### WHAT IS REQUIRED
Write out each line exactly as given. Leave the pictures out of your copy.

## BEGIN DATASET EXTRACT

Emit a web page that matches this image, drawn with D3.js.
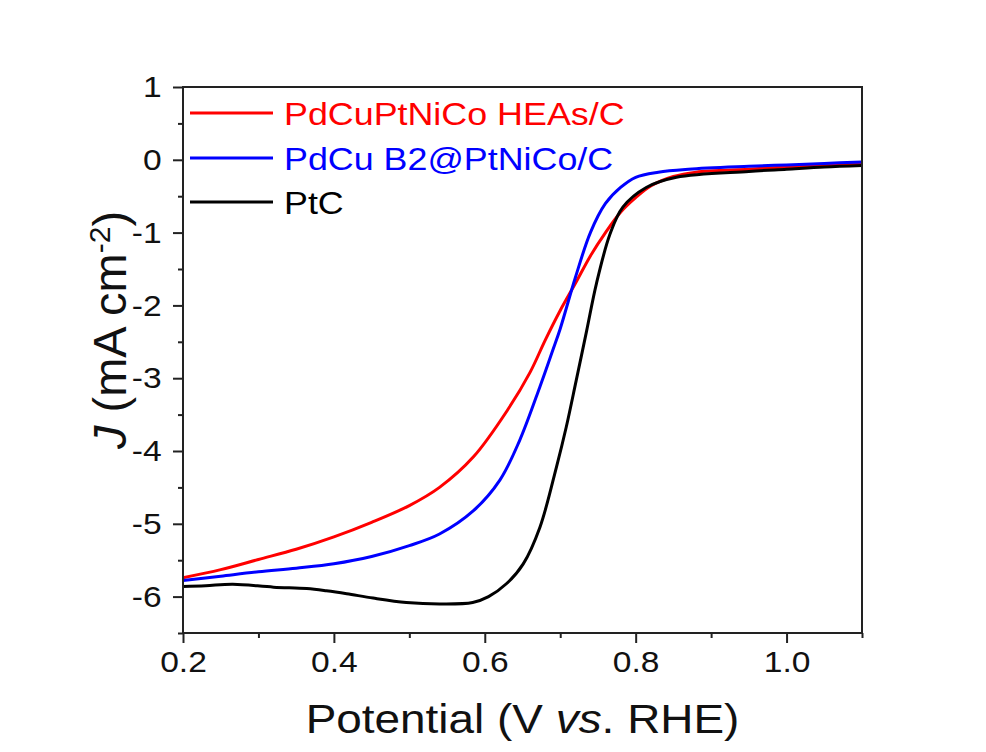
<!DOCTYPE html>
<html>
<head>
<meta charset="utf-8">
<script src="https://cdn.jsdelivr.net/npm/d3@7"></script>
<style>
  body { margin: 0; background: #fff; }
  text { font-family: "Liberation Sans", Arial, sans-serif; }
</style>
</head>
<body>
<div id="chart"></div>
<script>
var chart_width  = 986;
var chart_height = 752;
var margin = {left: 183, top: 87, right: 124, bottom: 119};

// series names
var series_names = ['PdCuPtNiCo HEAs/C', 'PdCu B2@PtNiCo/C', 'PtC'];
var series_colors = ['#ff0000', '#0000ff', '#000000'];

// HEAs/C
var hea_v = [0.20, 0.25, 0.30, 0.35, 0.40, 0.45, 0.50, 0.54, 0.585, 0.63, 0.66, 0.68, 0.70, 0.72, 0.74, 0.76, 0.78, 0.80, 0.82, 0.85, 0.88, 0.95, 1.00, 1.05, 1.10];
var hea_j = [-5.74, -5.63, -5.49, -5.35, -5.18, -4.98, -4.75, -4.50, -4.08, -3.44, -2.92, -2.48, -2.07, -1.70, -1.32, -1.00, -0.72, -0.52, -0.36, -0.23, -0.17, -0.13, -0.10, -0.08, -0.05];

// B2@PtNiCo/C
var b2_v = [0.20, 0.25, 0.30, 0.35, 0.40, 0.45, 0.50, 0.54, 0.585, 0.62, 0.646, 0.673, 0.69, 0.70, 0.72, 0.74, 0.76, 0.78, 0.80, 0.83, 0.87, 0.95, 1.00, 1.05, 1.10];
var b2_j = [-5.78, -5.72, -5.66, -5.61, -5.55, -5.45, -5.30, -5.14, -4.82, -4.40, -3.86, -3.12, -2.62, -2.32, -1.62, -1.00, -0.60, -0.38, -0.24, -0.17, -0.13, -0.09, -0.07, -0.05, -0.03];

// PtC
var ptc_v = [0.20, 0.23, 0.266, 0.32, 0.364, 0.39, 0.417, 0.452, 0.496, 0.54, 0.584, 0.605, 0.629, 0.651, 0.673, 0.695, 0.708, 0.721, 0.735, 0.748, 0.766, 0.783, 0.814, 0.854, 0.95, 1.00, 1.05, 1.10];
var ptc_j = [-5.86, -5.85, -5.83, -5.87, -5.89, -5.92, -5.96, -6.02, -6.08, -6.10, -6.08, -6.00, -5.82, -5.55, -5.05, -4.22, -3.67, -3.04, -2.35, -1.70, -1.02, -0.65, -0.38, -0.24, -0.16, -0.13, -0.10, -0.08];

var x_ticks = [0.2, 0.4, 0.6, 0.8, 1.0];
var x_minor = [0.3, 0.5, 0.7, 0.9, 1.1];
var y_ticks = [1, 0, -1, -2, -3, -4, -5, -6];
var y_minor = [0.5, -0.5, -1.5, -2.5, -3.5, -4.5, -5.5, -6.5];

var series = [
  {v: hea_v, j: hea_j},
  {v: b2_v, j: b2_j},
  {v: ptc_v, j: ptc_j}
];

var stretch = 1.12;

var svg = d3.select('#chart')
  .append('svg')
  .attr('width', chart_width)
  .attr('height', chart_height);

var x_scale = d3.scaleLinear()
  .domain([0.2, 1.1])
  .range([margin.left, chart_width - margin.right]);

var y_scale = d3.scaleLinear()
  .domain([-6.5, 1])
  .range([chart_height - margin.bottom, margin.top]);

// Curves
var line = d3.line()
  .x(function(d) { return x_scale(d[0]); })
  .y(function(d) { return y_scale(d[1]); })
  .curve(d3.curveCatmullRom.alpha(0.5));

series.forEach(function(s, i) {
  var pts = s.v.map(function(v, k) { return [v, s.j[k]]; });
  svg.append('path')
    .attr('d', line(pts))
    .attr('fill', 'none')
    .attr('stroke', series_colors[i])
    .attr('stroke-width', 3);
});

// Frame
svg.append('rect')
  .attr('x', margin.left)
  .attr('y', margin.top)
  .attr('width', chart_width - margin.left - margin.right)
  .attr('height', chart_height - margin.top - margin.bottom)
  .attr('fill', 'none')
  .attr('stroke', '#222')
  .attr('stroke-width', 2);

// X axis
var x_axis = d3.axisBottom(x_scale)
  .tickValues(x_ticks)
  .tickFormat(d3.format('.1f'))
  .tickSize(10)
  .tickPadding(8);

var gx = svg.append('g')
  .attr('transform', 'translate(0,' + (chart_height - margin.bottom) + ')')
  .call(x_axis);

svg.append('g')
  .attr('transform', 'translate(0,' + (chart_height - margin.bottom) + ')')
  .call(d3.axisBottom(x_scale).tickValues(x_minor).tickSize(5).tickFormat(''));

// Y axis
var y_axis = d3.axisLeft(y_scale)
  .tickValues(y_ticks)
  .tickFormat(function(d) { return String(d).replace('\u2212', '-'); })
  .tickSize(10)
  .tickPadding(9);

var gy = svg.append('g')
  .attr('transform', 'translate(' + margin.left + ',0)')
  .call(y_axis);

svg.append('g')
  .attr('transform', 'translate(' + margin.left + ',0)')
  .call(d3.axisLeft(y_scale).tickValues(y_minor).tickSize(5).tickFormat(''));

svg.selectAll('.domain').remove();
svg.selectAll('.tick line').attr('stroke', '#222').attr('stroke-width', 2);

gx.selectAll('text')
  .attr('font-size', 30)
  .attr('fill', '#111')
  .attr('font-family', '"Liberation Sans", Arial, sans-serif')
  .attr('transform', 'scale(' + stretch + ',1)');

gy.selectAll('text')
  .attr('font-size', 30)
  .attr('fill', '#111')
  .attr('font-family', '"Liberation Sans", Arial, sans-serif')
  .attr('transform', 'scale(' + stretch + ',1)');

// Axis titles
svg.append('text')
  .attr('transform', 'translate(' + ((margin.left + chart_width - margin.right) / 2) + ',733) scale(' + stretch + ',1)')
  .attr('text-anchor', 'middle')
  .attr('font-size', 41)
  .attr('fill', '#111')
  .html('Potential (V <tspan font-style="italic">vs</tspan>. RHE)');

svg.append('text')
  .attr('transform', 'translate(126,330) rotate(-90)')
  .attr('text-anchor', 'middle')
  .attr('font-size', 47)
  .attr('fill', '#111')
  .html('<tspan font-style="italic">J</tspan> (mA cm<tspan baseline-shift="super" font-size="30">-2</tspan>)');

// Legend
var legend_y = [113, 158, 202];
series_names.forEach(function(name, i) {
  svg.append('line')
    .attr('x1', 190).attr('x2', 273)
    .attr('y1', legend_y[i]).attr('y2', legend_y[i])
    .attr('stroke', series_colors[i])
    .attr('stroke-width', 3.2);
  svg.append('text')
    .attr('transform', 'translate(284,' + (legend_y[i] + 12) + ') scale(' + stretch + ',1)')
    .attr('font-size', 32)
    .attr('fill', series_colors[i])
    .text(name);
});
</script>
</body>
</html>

## END DATASET EXTRACT

### EXERCISE ANSWER
Emit a web page that matches this image, drawn with D3.js.
<!DOCTYPE html>
<html>
<head>
<meta charset="utf-8">
<script src="https://cdn.jsdelivr.net/npm/d3@7"></script>
<style>
  body { margin: 0; background: #fff; }
  text { font-family: "Liberation Sans", Arial, sans-serif; }
</style>
</head>
<body>
<div id="chart"></div>
<script>
var chart_width  = 986;
var chart_height = 752;
var margin = {left: 183, top: 87, right: 124, bottom: 119};

// series names
var series_names = ['PdCuPtNiCo HEAs/C', 'PdCu B2@PtNiCo/C', 'PtC'];
var series_colors = ['#ff0000', '#0000ff', '#000000'];

// HEAs/C
var hea_v = [0.20, 0.25, 0.30, 0.35, 0.40, 0.45, 0.50, 0.54, 0.585, 0.63, 0.66, 0.68, 0.70, 0.72, 0.74, 0.76, 0.78, 0.80, 0.82, 0.85, 0.88, 0.95, 1.00, 1.05, 1.10];
var hea_j = [-5.74, -5.63, -5.49, -5.35, -5.18, -4.98, -4.75, -4.50, -4.08, -3.44, -2.92, -2.48, -2.07, -1.70, -1.32, -1.00, -0.72, -0.52, -0.36, -0.23, -0.17, -0.13, -0.10, -0.08, -0.05];

// B2@PtNiCo/C
var b2_v = [0.20, 0.25, 0.30, 0.35, 0.40, 0.45, 0.50, 0.54, 0.585, 0.62, 0.646, 0.673, 0.69, 0.70, 0.72, 0.74, 0.76, 0.78, 0.80, 0.83, 0.87, 0.95, 1.00, 1.05, 1.10];
var b2_j = [-5.78, -5.72, -5.66, -5.61, -5.55, -5.45, -5.30, -5.14, -4.82, -4.40, -3.86, -3.12, -2.62, -2.32, -1.62, -1.00, -0.60, -0.38, -0.24, -0.17, -0.13, -0.09, -0.07, -0.05, -0.03];

// PtC
var ptc_v = [0.20, 0.23, 0.266, 0.32, 0.364, 0.39, 0.417, 0.452, 0.496, 0.54, 0.584, 0.605, 0.629, 0.651, 0.673, 0.695, 0.708, 0.721, 0.735, 0.748, 0.766, 0.783, 0.814, 0.854, 0.95, 1.00, 1.05, 1.10];
var ptc_j = [-5.86, -5.85, -5.83, -5.87, -5.89, -5.92, -5.96, -6.02, -6.08, -6.10, -6.08, -6.00, -5.82, -5.55, -5.05, -4.22, -3.67, -3.04, -2.35, -1.70, -1.02, -0.65, -0.38, -0.24, -0.16, -0.13, -0.10, -0.08];

var x_ticks = [0.2, 0.4, 0.6, 0.8, 1.0];
var x_minor = [0.3, 0.5, 0.7, 0.9, 1.1];
var y_ticks = [1, 0, -1, -2, -3, -4, -5, -6];
var y_minor = [0.5, -0.5, -1.5, -2.5, -3.5, -4.5, -5.5, -6.5];

var series = [
  {v: hea_v, j: hea_j},
  {v: b2_v, j: b2_j},
  {v: ptc_v, j: ptc_j}
];

var stretch = 1.12;

var svg = d3.select('#chart')
  .append('svg')
  .attr('width', chart_width)
  .attr('height', chart_height);

var x_scale = d3.scaleLinear()
  .domain([0.2, 1.1])
  .range([margin.left, chart_width - margin.right]);

var y_scale = d3.scaleLinear()
  .domain([-6.5, 1])
  .range([chart_height - margin.bottom, margin.top]);

// Curves
var line = d3.line()
  .x(function(d) { return x_scale(d[0]); })
  .y(function(d) { return y_scale(d[1]); })
  .curve(d3.curveCatmullRom.alpha(0.5));

series.forEach(function(s, i) {
  var pts = s.v.map(function(v, k) { return [v, s.j[k]]; });
  svg.append('path')
    .attr('d', line(pts))
    .attr('fill', 'none')
    .attr('stroke', series_colors[i])
    .attr('stroke-width', 3);
});

// Frame
svg.append('rect')
  .attr('x', margin.left)
  .attr('y', margin.top)
  .attr('width', chart_width - margin.left - margin.right)
  .attr('height', chart_height - margin.top - margin.bottom)
  .attr('fill', 'none')
  .attr('stroke', '#222')
  .attr('stroke-width', 2);

// X axis
var x_axis = d3.axisBottom(x_scale)
  .tickValues(x_ticks)
  .tickFormat(d3.format('.1f'))
  .tickSize(10)
  .tickPadding(8);

var gx = svg.append('g')
  .attr('transform', 'translate(0,' + (chart_height - margin.bottom) + ')')
  .call(x_axis);

svg.append('g')
  .attr('transform', 'translate(0,' + (chart_height - margin.bottom) + ')')
  .call(d3.axisBottom(x_scale).tickValues(x_minor).tickSize(5).tickFormat(''));

// Y axis
var y_axis = d3.axisLeft(y_scale)
  .tickValues(y_ticks)
  .tickFormat(function(d) { return String(d).replace('\u2212', '-'); })
  .tickSize(10)
  .tickPadding(9);

var gy = svg.append('g')
  .attr('transform', 'translate(' + margin.left + ',0)')
  .call(y_axis);

svg.append('g')
  .attr('transform', 'translate(' + margin.left + ',0)')
  .call(d3.axisLeft(y_scale).tickValues(y_minor).tickSize(5).tickFormat(''));

svg.selectAll('.domain').remove();
svg.selectAll('.tick line').attr('stroke', '#222').attr('stroke-width', 2);

gx.selectAll('text')
  .attr('font-size', 30)
  .attr('fill', '#111')
  .attr('font-family', '"Liberation Sans", Arial, sans-serif')
  .attr('transform', 'scale(' + stretch + ',1)');

gy.selectAll('text')
  .attr('font-size', 30)
  .attr('fill', '#111')
  .attr('font-family', '"Liberation Sans", Arial, sans-serif')
  .attr('transform', 'scale(' + stretch + ',1)');

// Axis titles
svg.append('text')
  .attr('transform', 'translate(' + ((margin.left + chart_width - margin.right) / 2) + ',733) scale(' + stretch + ',1)')
  .attr('text-anchor', 'middle')
  .attr('font-size', 41)
  .attr('fill', '#111')
  .html('Potential (V <tspan font-style="italic">vs</tspan>. RHE)');

svg.append('text')
  .attr('transform', 'translate(126,330) rotate(-90)')
  .attr('text-anchor', 'middle')
  .attr('font-size', 47)
  .attr('fill', '#111')
  .html('<tspan font-style="italic">J</tspan> (mA cm<tspan baseline-shift="super" font-size="30">-2</tspan>)');

// Legend
var legend_y = [113, 158, 202];
series_names.forEach(function(name, i) {
  svg.append('line')
    .attr('x1', 190).attr('x2', 273)
    .attr('y1', legend_y[i]).attr('y2', legend_y[i])
    .attr('stroke', series_colors[i])
    .attr('stroke-width', 3.2);
  svg.append('text')
    .attr('transform', 'translate(284,' + (legend_y[i] + 12) + ') scale(' + stretch + ',1)')
    .attr('font-size', 32)
    .attr('fill', series_colors[i])
    .text(name);
});
</script>
</body>
</html>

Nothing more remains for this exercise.